-- START GIVEN DATA --

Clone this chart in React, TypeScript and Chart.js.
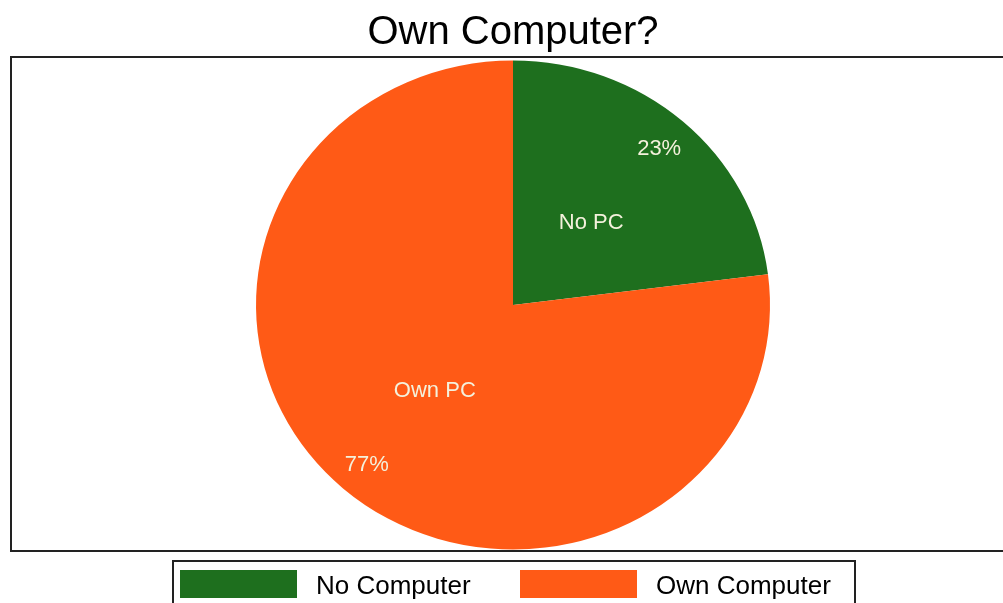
import React, { useEffect, useRef } from "react";
import { Chart, registerables } from "chart.js";

Chart.register(...registerables);

const TITLE = "Own Computer?";
const categories = ["No Computer", "Own Computer"];
const sliceLabels = ["No PC", "Own PC"];
const values = [23, 77];
const percentLabels = ["23%", "77%"];
const colors = ["#1e6f1e", "#ff5a16"];

const SX = 1.028;
const SY = 0.978;

const framePlugin = {
  id: "frame",
  beforeDatasetsDraw(chart: any) {
    const ctx = chart.ctx;
    const meta = chart.getDatasetMeta(0);
    const el = meta.data[0];
    ctx.save();
    ctx.translate(el.x, el.y);
    ctx.scale(SX, SY);
    ctx.translate(-el.x, -el.y);
  },
  afterDatasetsDraw(chart: any) {
    const ctx = chart.ctx;
    ctx.restore();
    const meta = chart.getDatasetMeta(0);
    ctx.save();
    ctx.fillStyle = "#f4f1dc";
    ctx.textAlign = "center";
    ctx.textBaseline = "middle";
    ctx.font = "22px Arial, 'Liberation Sans', sans-serif";
    meta.data.forEach((arc: any, i: number) => {
      const mid = (arc.startAngle + arc.endAngle) / 2;
      const r = arc.outerRadius;
      const nx = arc.x + Math.cos(mid) * r * 0.46 * SX;
      const ny = arc.y + Math.sin(mid) * r * 0.46 * SY;
      const px = arc.x + Math.cos(mid) * r * 0.86 * SX;
      const py = arc.y + Math.sin(mid) * r * 0.86 * SY;
      ctx.fillText(sliceLabels[i], nx, ny + 2);
      ctx.fillText(percentLabels[i], px, py + 2);
    });
    ctx.restore();
  },
  afterDraw(chart: any) {
    const ctx = chart.ctx;
    ctx.save();
    ctx.fillStyle = "#000";
    ctx.textAlign = "center";
    ctx.textBaseline = "alphabetic";
    ctx.font = "40px Arial, 'Liberation Sans', sans-serif";
    ctx.fillText(TITLE, 513, 44);
    ctx.strokeStyle = "#222";
    ctx.lineWidth = 2;
    ctx.strokeRect(11, 57, 1000, 494);
    ctx.strokeRect(173, 561, 682, 60);
    ctx.font = "26px Arial, 'Liberation Sans', sans-serif";
    ctx.textBaseline = "middle";
    ctx.textAlign = "left";
    const xs = [180, 520];
    categories.forEach((c, i) => {
      ctx.fillStyle = colors[i];
      ctx.fillRect(xs[i], 570, 117, 28);
      ctx.fillStyle = "#000";
      ctx.fillText(c, xs[i] + 136, 587);
    });
    ctx.restore();
  },
};

export default function App() {
  const ref = useRef<HTMLCanvasElement | null>(null);
  useEffect(() => {
    if (!ref.current) return;
    const chart = new Chart(ref.current, {
      type: "pie",
      data: {
        labels: categories,
        datasets: [
          {
            data: values,
            backgroundColor: colors,
            borderWidth: 0,
          },
        ],
      },
      options: {
        animation: false,
        responsive: false,
        layout: { padding: { left: 23, right: 0, top: 55, bottom: 48 } },
        plugins: {
          legend: { display: false },
          title: { display: false },
          tooltip: { enabled: false },
        },
      },
      plugins: [framePlugin],
    });
    return () => chart.destroy();
  }, []);
  return (
    <div style={{ position: "absolute", left: 0, top: 0, width: 1003, height: 603, background: "#fff" }}>
      <canvas ref={ref} width={1003} height={603} style={{ display: "block" }} />
    </div>
  );
}
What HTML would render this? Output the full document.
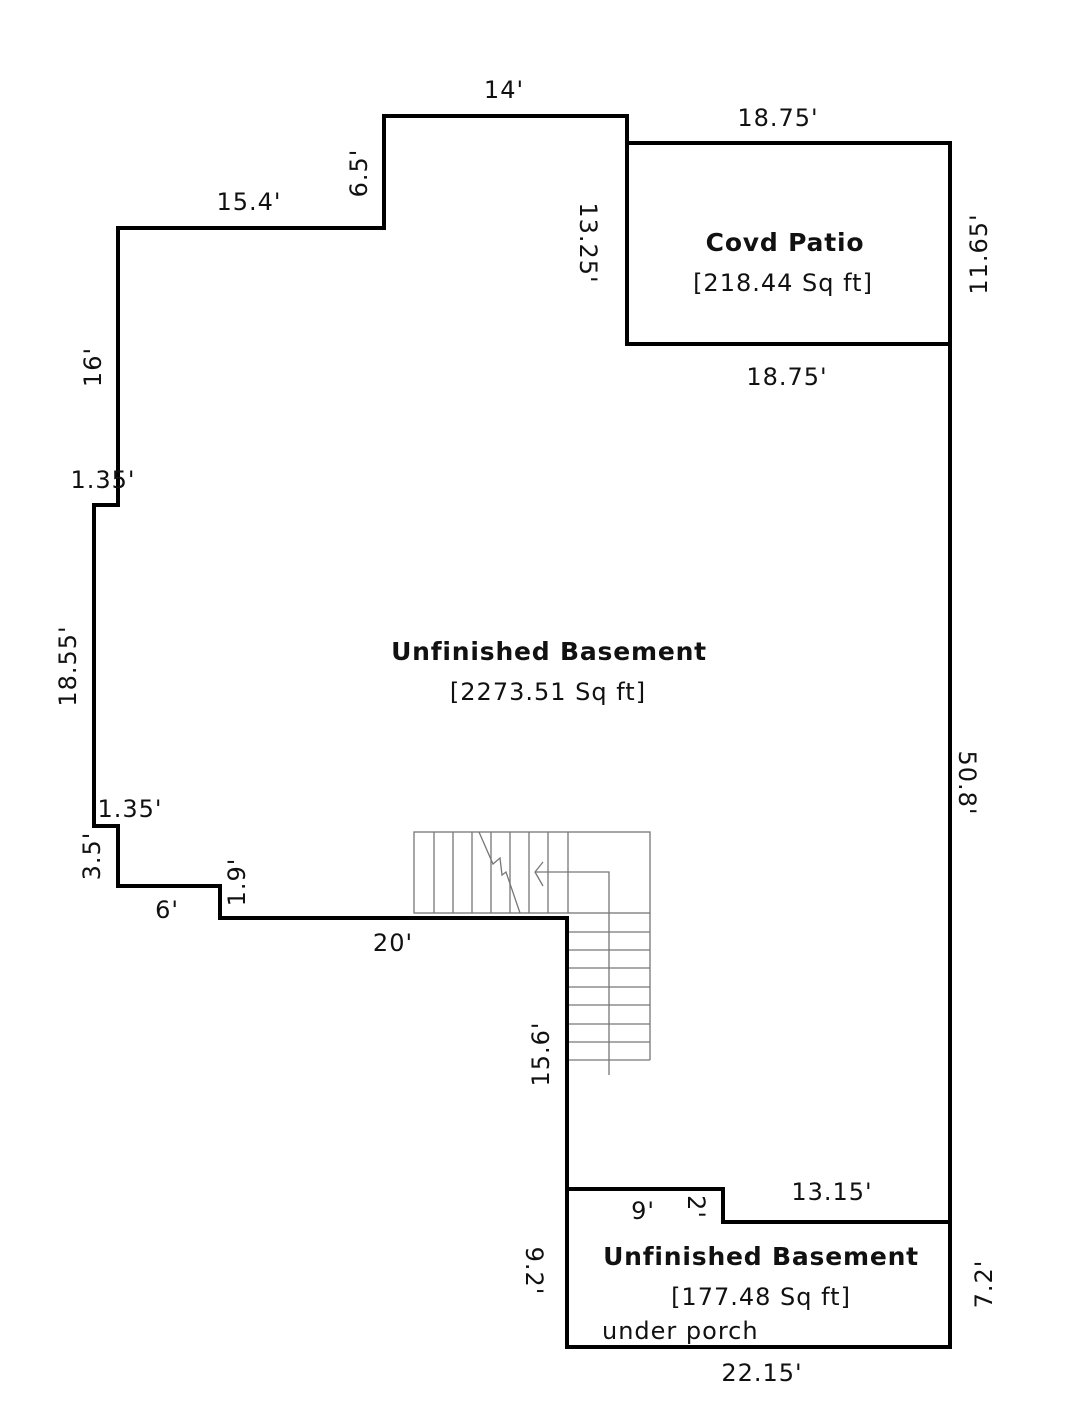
<!DOCTYPE html>
<html><head><meta charset="utf-8"><style>
html,body{margin:0;padding:0;background:#fff;}
svg{display:block;}
text{font-family:"DejaVu Sans","Liberation Sans",sans-serif;font-size:24px;letter-spacing:1px;fill:#111;}
.b{font-weight:bold;font-size:25px;letter-spacing:0.8px;}
</style></head><body>
<svg width="1084" height="1424" viewBox="0 0 1084 1424" xmlns="http://www.w3.org/2000/svg">
<g stroke="#777" stroke-width="1.3" fill="none">
<rect x="414" y="832" width="236" height="81"/>
<line x1="434" y1="832" x2="434" y2="913"/><line x1="453" y1="832" x2="453" y2="913"/>
<line x1="472" y1="832" x2="472" y2="913"/><line x1="491" y1="832" x2="491" y2="913"/>
<line x1="510" y1="832" x2="510" y2="913"/><line x1="529" y1="832" x2="529" y2="913"/>
<line x1="548" y1="832" x2="548" y2="913"/><line x1="568" y1="832" x2="568" y2="913"/>
<line x1="650" y1="913" x2="650" y2="1060"/>
<line x1="568" y1="932" x2="650" y2="932"/><line x1="568" y1="950" x2="650" y2="950"/>
<line x1="568" y1="968" x2="650" y2="968"/><line x1="568" y1="987" x2="650" y2="987"/>
<line x1="568" y1="1005" x2="650" y2="1005"/><line x1="568" y1="1024" x2="650" y2="1024"/>
<line x1="568" y1="1042" x2="650" y2="1042"/><line x1="568" y1="1060" x2="650" y2="1060"/>
<polyline points="609,1075 609,872 535,872"/>
<polyline points="543,862 535,872 543,886"/>
<polyline points="479,832 493,864 500,858 502,875 506,872 520,913"/>
</g>
<g stroke="#000" stroke-width="4" fill="none" stroke-linejoin="miter">
<polygon points="118,228 384,228 384,116 627,116 627,344 950,344 950,1347 567,1347 567,918 220,918 220,886 118,886 118,826 94,826 94,505 118,505"/>
<polyline points="627,143 950,143 950,344"/>
<polyline points="567,1189 723,1189 723,1222 950,1222"/>
</g>
<text x="504" y="98" text-anchor="middle">14'</text>
<text x="778" y="126" text-anchor="middle">18.75'</text>
<text x="249" y="210" text-anchor="middle">15.4'</text>
<text transform="translate(367,173) rotate(-90)" text-anchor="middle">6.5'</text>
<text transform="translate(580,243) rotate(90)" text-anchor="middle">13.25'</text>
<text transform="translate(987,254) rotate(-90)" text-anchor="middle">11.65'</text>
<text x="785" y="251" text-anchor="middle" class="b">Covd Patio</text>
<text x="783" y="291" text-anchor="middle">[218.44 Sq ft]</text>
<text x="787" y="385" text-anchor="middle">18.75'</text>
<text transform="translate(101,367) rotate(-90)" text-anchor="middle">16'</text>
<text x="103" y="488" text-anchor="middle">1.35'</text>
<text transform="translate(76,666) rotate(-90)" text-anchor="middle">18.55'</text>
<text x="549" y="660" text-anchor="middle" class="b">Unfinished Basement</text>
<text x="548" y="700" text-anchor="middle">[2273.51 Sq ft]</text>
<text transform="translate(959,783) rotate(90)" text-anchor="middle">50.8'</text>
<text x="130" y="817" text-anchor="middle">1.35'</text>
<text transform="translate(100,856) rotate(-90)" text-anchor="middle">3.5'</text>
<text transform="translate(245,882) rotate(-90)" text-anchor="middle">1.9'</text>
<text x="167" y="918" text-anchor="middle">6'</text>
<text x="393" y="951" text-anchor="middle">20'</text>
<text transform="translate(549,1054) rotate(-90)" text-anchor="middle">15.6'</text>
<text x="832" y="1200" text-anchor="middle">13.15'</text>
<text x="643" y="1219" text-anchor="middle">9'</text>
<text transform="translate(688,1207) rotate(90)" text-anchor="middle">2'</text>
<text transform="translate(526,1271) rotate(90)" text-anchor="middle">9.2'</text>
<text transform="translate(992,1284) rotate(-90)" text-anchor="middle">7.2'</text>
<text x="761" y="1265" text-anchor="middle" class="b">Unfinished Basement</text>
<text x="761" y="1305" text-anchor="middle">[177.48 Sq ft]</text>
<text x="602" y="1339">under porch</text>
<text x="762" y="1381" text-anchor="middle">22.15'</text>
</svg>
</body></html>
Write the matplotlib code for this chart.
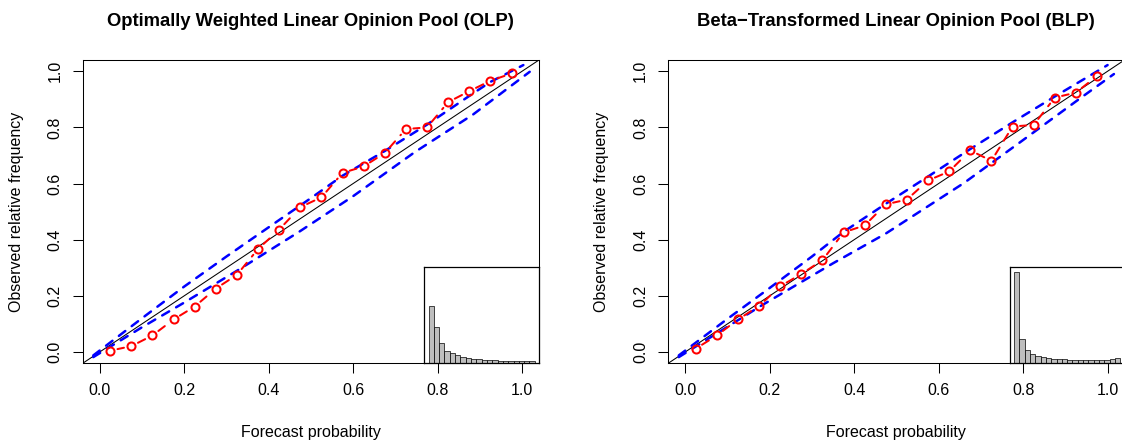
import numpy as np
import matplotlib
matplotlib.use("Agg")
from matplotlib import pyplot as plt

plt.rcParams['font.family'] = ['Liberation Sans', 'DejaVu Sans']
plt.rcParams['lines.scale_dashes'] = False

# centri dei bin (forecast probability)
centri = [0.025, 0.075, 0.125, 0.175, 0.225, 0.275, 0.325, 0.375, 0.425, 0.475,
          0.525, 0.575, 0.625, 0.675, 0.725, 0.775, 0.825, 0.875, 0.925, 0.975]

# frequenze osservate
oss_olp = [0.005, 0.021, 0.059, 0.116, 0.162, 0.226, 0.275, 0.367, 0.436, 0.516,
           0.551, 0.638, 0.661, 0.709, 0.794, 0.800, 0.890, 0.929, 0.966, 0.992]
oss_blp = [0.012, 0.059, 0.116, 0.164, 0.234, 0.278, 0.327, 0.426, 0.451, 0.526,
           0.543, 0.611, 0.643, 0.718, 0.681, 0.803, 0.809, 0.906, 0.924, 0.983]

# bande di consistenza
sup_olp_x = [-0.015, 0.1, 0.2, 0.3, 0.42, 0.5, 0.575, 0.675, 0.775, 0.875, 0.925, 1.003]
sup_olp_y = [-0.012, 0.12, 0.233, 0.34, 0.465, 0.548, 0.628, 0.716, 0.81, 0.912, 0.962, 1.022]
inf_olp_x = [-0.015, 0.1, 0.2, 0.33, 0.474, 0.6, 0.746, 0.884, 1.018]
inf_olp_y = [-0.018, 0.088, 0.176, 0.294, 0.43, 0.555, 0.712, 0.846, 0.998]

sup_blp_x = [-0.015, 0.1, 0.2, 0.3, 0.375, 0.475, 0.575, 0.675, 0.775, 0.875, 1.0]
sup_blp_y = [-0.012, 0.118, 0.228, 0.34, 0.428, 0.528, 0.625, 0.723, 0.818, 0.91, 1.022]
inf_blp_x = [-0.015, 0.18, 0.35, 0.475, 0.66, 0.79, 0.94, 1.015]
inf_blp_y = [-0.018, 0.165, 0.316, 0.422, 0.602, 0.744, 0.909, 0.99]

# istogrammi delle previsioni (altezze relative)
ist_olp = [57.6, 36, 20.6, 12.3, 10, 8, 6.3, 5.3, 4.6, 4,
           3.6, 3.3, 3, 2.7, 2.5, 2.3, 2.3, 2.3, 2.3, 2.3]
ist_blp = [91, 24.3, 13.3, 9.3, 7.3, 6, 5, 4.6, 4.3, 4,
           3.6, 3.3, 3.3, 3.0, 3.0, 3.0, 3.3, 3.6, 4.3, 5.3]
ist_top = 96

tick_vals = [0.0, 0.2, 0.4, 0.6, 0.8, 1.0]
tick_lab = ['0.0', '0.2', '0.4', '0.6', '0.8', '1.0']

titoli = ['Optimally Weighted Linear Opinion Pool (OLP)',
          'Beta\u2212Transformed Linear Opinion Pool (BLP)']

W, H = 1122, 441
fig = plt.figure(figsize=(W / 100, H / 100), dpi=100)

ROSSO = '#FF0000'
BLU = '#0000FF'
DASH = (5.8, 5.8)
FS = 11.5


def linee_b(ax, x, y, gap=7.5):
    # come type="b" in R: segmenti interrotti attorno ai punti
    pts = ax.transData.transform(np.column_stack([x, y]))
    inv = ax.transData.inverted()
    for i in range(len(pts) - 1):
        d = pts[i + 1] - pts[i]
        L = np.hypot(d[0], d[1])
        if L <= 2 * gap + 1:
            continue
        u = d / L
        a = inv.transform(pts[i] + u * gap)
        b = inv.transform(pts[i + 1] - u * gap)
        ax.plot([a[0], b[0]], [a[1], b[1]], color=ROSSO, lw=1.45,
                dashes=DASH, dash_capstyle='round')
    ax.plot(x, y, 'o', ms=5.8, mfc='none', mec=ROSSO, mew=1.45)


def pannello(left_px, oss, sx, sy, ix, iy, ist, titolo):
    ax_l, ax_r, ax_t, ax_b = left_px, left_px + 456.3, 60, 363.3
    ax = fig.add_axes([ax_l / W, (H - ax_b) / H, (ax_r - ax_l) / W, (ax_b - ax_t) / H])
    ax.set_xlim(-0.04, 1.04)
    ax.set_ylim(-0.04, 1.04)
    ax.plot([-0.04, 1.04], [-0.04, 1.04], color='black', lw=0.75)
    ax.plot(sx, sy, color=BLU, lw=1.8, dashes=DASH, dash_capstyle='round')
    ax.plot(ix, iy, color=BLU, lw=1.8, dashes=DASH, dash_capstyle='round')
    linee_b(ax, centri, oss)

    ax.set_xticks(tick_vals, tick_lab)
    ax.set_yticks(tick_vals, tick_lab)
    ax.tick_params(length=6.9, width=0.75, labelsize=FS, direction='out', pad=7.5)
    plt.setp(ax.get_yticklabels(), rotation=90, va='center')
    for s in ax.spines.values():
        s.set_linewidth(0.75)

    cx = (ax_l + ax_r) / 2
    fig.text(cx / W, 1 - 21.7 / H, titolo, ha='center', va='center',
             fontsize=13.35, fontweight='bold')
    fig.text(cx / W, 1 - 432 / H, 'Forecast probability', ha='center',
             va='center', fontsize=FS)
    fig.text((ax_l - 66.5) / W, 1 - ((ax_t + ax_b) / 2) / H,
             'Observed relative frequency', rotation=90, ha='center',
             va='center', fontsize=FS)

    # inset istogramma
    in_l = ax_l + 341.6
    ins = fig.add_axes([in_l / W, (H - ax_b) / H, 114.7 / W, 96 / H])
    ins.bar(centri, ist, width=0.05, color='#BEBEBE', edgecolor='black', lw=0.5)
    ins.set_xlim(-0.04, 1.04)
    ins.set_ylim(0, ist_top)
    ins.set_xticks([])
    ins.set_yticks([])
    for s in ins.spines.values():
        s.set_linewidth(0.9)


pannello(82.7, oss_olp, sup_olp_x, sup_olp_y, inf_olp_x, inf_olp_y, ist_olp, titoli[0])
pannello(668.2, oss_blp, sup_blp_x, sup_blp_y, inf_blp_x, inf_blp_y, ist_blp, titoli[1])

fig.savefig('out.png', dpi=100)
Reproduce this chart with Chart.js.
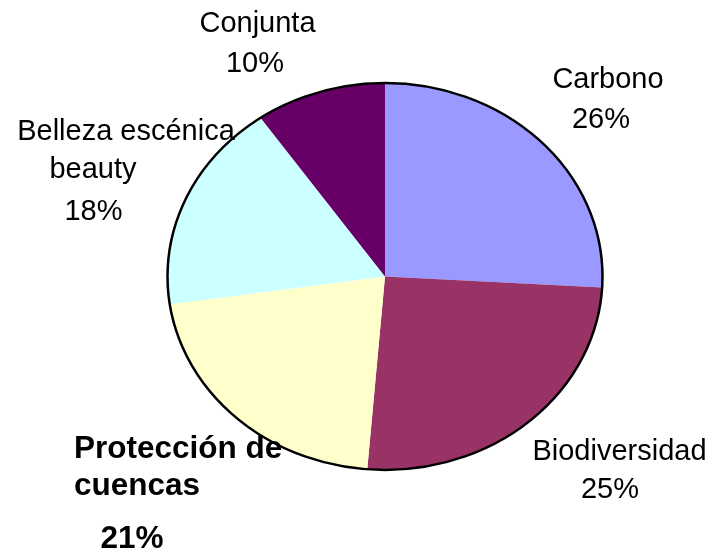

-- END GIVEN DATA --

== EXERCISE REQUIREMENTS ==
In the entries above, find lines with "matplotlib" and copy each.

== RESULT FOR THIS EXERCISE ==
Write the matplotlib code for this chart.
import matplotlib
matplotlib.use("Agg")
from matplotlib import pyplot as plt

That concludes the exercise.